JD signals to watch for
Job descriptions for analytics-engineering roles tend to have signature phrases. Decode them:
- "Build the analytics layer" → dbt-heavy transformation work. Models, tests, semantic layer.
- "Partner with finance / product / ops" → stakeholder management, metric definitions. Practice translating business → SQL.
- "Data quality / trust" → testing, alerts, observability. Have a story about how you'd onboard quality.
- "End-to-end ownership" → expect to design and implement and debug. Generalist mindset.
- "Self-serve analytics" → enabling analysts and PMs to query without needing you. Implies docs, modeling for accessibility, BI tooling.
- "Real-time / streaming" → most analytics-engineer roles are batch-first. If this is highlighted, the stack probably includes Kafka + Flink/Spark Streaming, or warehouse-native streaming (Snowflake Dynamic Tables, BigQuery Continuous Queries).
- "Performance optimization" → warehouse tuning, query plans, clustering, partitioning. Be ready to talk about why a query is slow, not just how to make it faster.
- "SDK / API for data" → less common, but at infra companies they may want a data product (e.g. usage dashboard, billing API) as much as internal analytics.
What to ask them
Strong, role-fit questions to have ready:
- "What's the state of the warehouse today — clean, partially modernized, or do you have a wedge of legacy SQL that needs untangling?"

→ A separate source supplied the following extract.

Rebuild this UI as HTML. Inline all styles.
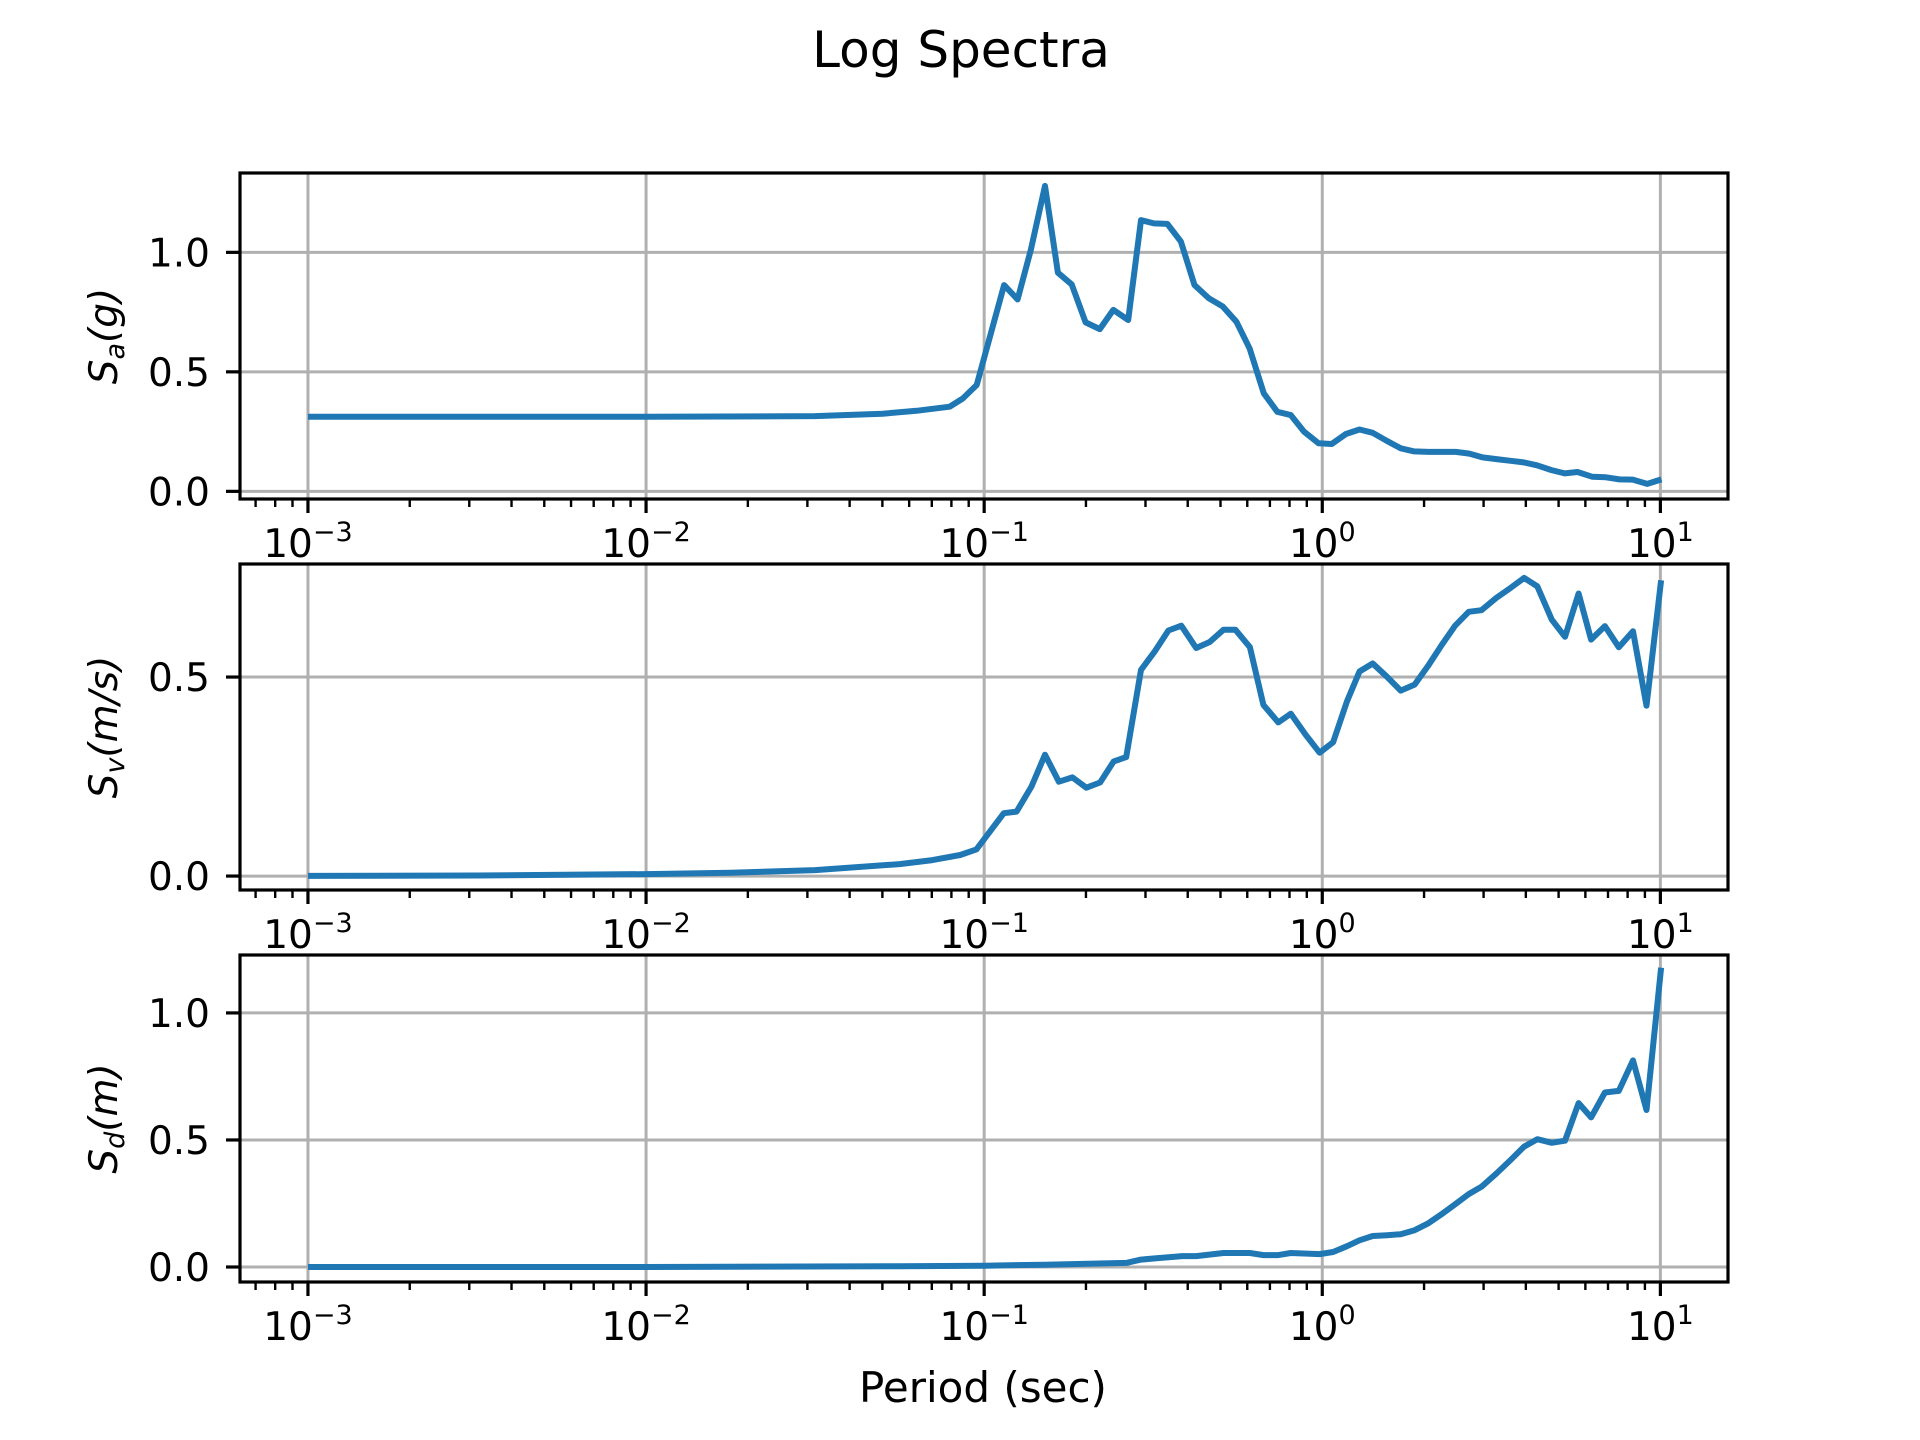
<!DOCTYPE html>
<html><head><meta charset="utf-8"><style>
html,body{margin:0;padding:0;background:#fff;}
svg{display:block;}
text{font-family:"DejaVu Sans","Liberation Sans",sans-serif;fill:#000;}
</style></head><body>
<svg id="fig" width="1920" height="1440" viewBox="0 0 1920 1440" xmlns="http://www.w3.org/2000/svg">
<rect width="1920" height="1440" fill="#fff"/>
<text x="961" y="67" font-size="50" text-anchor="middle">Log Spectra</text>
<text x="983" y="1402" font-size="42" text-anchor="middle">Period (sec)</text>
</svg>
<script>
// ---- data (log10 period, value) ----
const saLogT = [-3,-2,-1.5,-1.3,-1.2,-1.102,-1.063,-1.022,-0.941,-0.901,-0.862,-0.820,-0.782,-0.741,-0.700,-0.658,-0.618,-0.574,-0.536,-0.498,-0.458,-0.418,-0.378,-0.336,-0.294,-0.254,-0.215,-0.173,-0.133,-0.093,-0.054,-0.011,0.028,0.070,0.110,0.149,0.190,0.232,0.272,0.314,0.395,0.435,0.474,0.515,0.557,0.596,0.635,0.678,0.717,0.755,0.799,0.839,0.879,0.918,0.961,1.003];
const saVals = [0.312,0.312,0.315,0.325,0.337,0.354,0.389,0.445,0.863,0.803,1.01,1.278,0.915,0.866,0.707,0.679,0.759,0.717,1.135,1.121,1.119,1.045,0.863,0.808,0.773,0.710,0.598,0.410,0.333,0.319,0.250,0.201,0.198,0.240,0.259,0.245,0.212,0.180,0.167,0.165,0.165,0.158,0.142,0.135,0.128,0.121,0.109,0.089,0.075,0.081,0.061,0.059,0.050,0.049,0.031,0.050];
const svLogT = [-3,-2.5,-2,-1.75,-1.5,-1.25,-1.153,-1.071,-1.023,-0.942,-0.904,-0.860,-0.820,-0.779,-0.739,-0.698,-0.657,-0.617,-0.580,-0.536,-0.495,-0.455,-0.417,-0.373,-0.333,-0.292,-0.257,-0.214,-0.174,-0.130,-0.093,-0.049,-0.008,0.032,0.073,0.110,0.149,0.192,0.232,0.273,0.312,0.352,0.393,0.433,0.471,0.515,0.557,0.597,0.636,0.679,0.718,0.758,0.795,0.836,0.877,0.919,0.959,1.002];
const svVals = [0.0005,0.0015,0.005,0.0085,0.015,0.030,0.040,0.053,0.067,0.158,0.162,0.225,0.305,0.237,0.248,0.222,0.235,0.288,0.299,0.518,0.565,0.617,0.629,0.573,0.588,0.619,0.619,0.575,0.430,0.386,0.408,0.355,0.310,0.336,0.439,0.514,0.534,0.500,0.466,0.481,0.527,0.579,0.629,0.664,0.668,0.699,0.724,0.749,0.728,0.644,0.601,0.710,0.594,0.628,0.575,0.615,0.428,0.743];
const sdLogT = [-3,-2,-1.25,-1.0,-0.820,-0.580,-0.536,-0.495,-0.414,-0.373,-0.292,-0.214,-0.174,-0.130,-0.093,-0.008,0.032,0.073,0.110,0.149,0.192,0.232,0.273,0.312,0.352,0.393,0.433,0.471,0.515,0.557,0.597,0.636,0.679,0.718,0.758,0.795,0.836,0.877,0.919,0.959,1.002];
const sdVals = [0,0,0.003,0.005,0.009,0.016,0.029,0.034,0.043,0.043,0.055,0.055,0.047,0.047,0.055,0.051,0.059,0.082,0.105,0.122,0.125,0.129,0.145,0.171,0.207,0.247,0.287,0.316,0.368,0.421,0.474,0.503,0.489,0.497,0.645,0.589,0.687,0.693,0.813,0.618,1.178];
const xTickExps = [-3,-2,-1,0,1];
const saTicks = [0.0,0.5,1.0];
const svTicks = [0.0,0.5];
const sdTicks = [0.0,0.5,1.0];

const NS = "http://www.w3.org/2000/svg";
const svg = document.getElementById('fig');
const L = 240, R = 1728, XMIN = -3.201, XMAX = 1.2;
function xs(lt){ return L + (lt - XMIN) / (XMAX - XMIN) * (R - L); }
function mk(tag, attrs, parent){ const e = document.createElementNS(NS, tag); for (const k in attrs) e.setAttribute(k, attrs[k]); (parent||svg).appendChild(e); return e; }

const panels = [
  {key:'sa', top:173, bot:499, ymin:-0.032, ymax:1.332, lt:saLogT, v:saVals, ticks:saTicks, sym:'S', sub:'a', unit:'(g)'},
  {key:'sv', top:564, bot:890, ymin:-0.035, ymax:0.784, lt:svLogT, v:svVals, ticks:svTicks, sym:'S', sub:'v', unit:'(m/s)'},
  {key:'sd', top:955, bot:1282, ymin:-0.059, ymax:1.228, lt:sdLogT, v:sdVals, ticks:sdTicks, sym:'S', sub:'d', unit:'(m)'}
];

panels.forEach(p => {
  const ys = val => p.bot - (val - p.ymin) / (p.ymax - p.ymin) * (p.bot - p.top);
  const g = mk('g', {});
  
  
  xTickExps.forEach(e => {
    const x = xs(e);
    const gl = mk('line', {x1:x, x2:x, y1:p.top, y2:p.bot, stroke:'#b0b0b0', 'stroke-width':3}, g);
    
    
  });
  p.ticks.forEach(t => {
    const y = ys(t);
    const gl = mk('line', {x1:L, x2:R, y1:y, y2:y, stroke:'#b0b0b0', 'stroke-width':3}, g);
    
    
  });
  const pts = p.lt.map((lt, i) => xs(lt).toFixed(1) + ',' + ys(p.v[i]).toFixed(1)).join(' ');
  const line = mk('polyline', {points:pts, fill:'none', stroke:'#1f77b4', 'stroke-width':6, 'stroke-linejoin':'round', 'stroke-linecap':'butt'}, g);
  
  
  const fr = mk('rect', {x:L, y:p.top, width:R-L, height:p.bot-p.top, fill:'none', stroke:'#000', 'stroke-width':3.2}, g);
  
  
  p.ticks.forEach(t => {
    const y = ys(t);
    const tk = mk('line', {x1:L-14, x2:L, y1:y, y2:y, stroke:'#000', 'stroke-width':3.2}, g);
    
    
    const tl = mk('text', {x:210, y:y+14, 'font-size':39, 'text-anchor':'end'}, g);
    tl.textContent = t.toFixed(1);
    
    
  });
  for (let e = -4; e <= 1; e++) {
    for (let m = 2; m <= 9; m++) {
      const lt = e + Math.log10(m);
      if (lt < XMIN || lt > XMAX) continue;
      const x = xs(lt);
      const mt = mk('line', {x1:x, x2:x, y1:p.bot, y2:p.bot+8, stroke:'#000', 'stroke-width':2.4}, g);
      
      
    }
  }
  xTickExps.forEach(e => {
    const x = xs(e);
    const tk = mk('line', {x1:x, x2:x, y1:p.bot, y2:p.bot+14, stroke:'#000', 'stroke-width':3.2}, g);
    
    
    const tl = mk('text', {x:x, y:p.bot+58, 'font-size':39, 'text-anchor':'middle'}, g);
    
    
    const a = document.createElementNS(NS, 'tspan'); a.textContent = '10'; tl.appendChild(a);
    const b = document.createElementNS(NS, 'tspan'); b.setAttribute('dy', '-16'); b.setAttribute('font-size', '27');
    b.textContent = (e < 0 ? '\u2212' + (-e) : String(e)); tl.appendChild(b);
  });
  const cy = (p.top + p.bot) / 2;
  const yl = mk('text', {x:0, y:0, 'font-size':39, 'text-anchor':'middle', transform:'translate(117,' + cy + ') rotate(-90)'}, g);
  
  
  const s1 = document.createElementNS(NS, 'tspan'); s1.setAttribute('font-style', 'italic'); s1.textContent = p.sym; yl.appendChild(s1);
  const s2 = document.createElementNS(NS, 'tspan'); s2.setAttribute('font-style', 'italic'); s2.setAttribute('font-size', '27'); s2.setAttribute('dy', '7'); s2.textContent = p.sub; yl.appendChild(s2);
  const s3 = document.createElementNS(NS, 'tspan'); s3.setAttribute('font-style', 'italic'); s3.setAttribute('dy', '-7'); s3.textContent = p.unit; yl.appendChild(s3);
});
</script>
</body></html>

- "How is the metrics layer organized? dbt Semantic Layer, LookML, MetricFlow, or convention-based?"
- "Who owns data quality alerts when they fire? Is there a rotation?"
- "How do data and engineering collaborate on schema changes? Contract or convention?"
- "What's the one model in production right now that everyone's afraid to touch, and why?" (Reveals a lot about tech debt.)
- "What's the team's biggest analytics question that's still hard to answer with the current setup?" (Reveals where you'd have leverage.)
- "How does the team handle ad-hoc analyst requests vs structured modeling work? Where's that line?"
These show you're thinking about the role as a builder and a partner, not just an SQL gun-for-hire.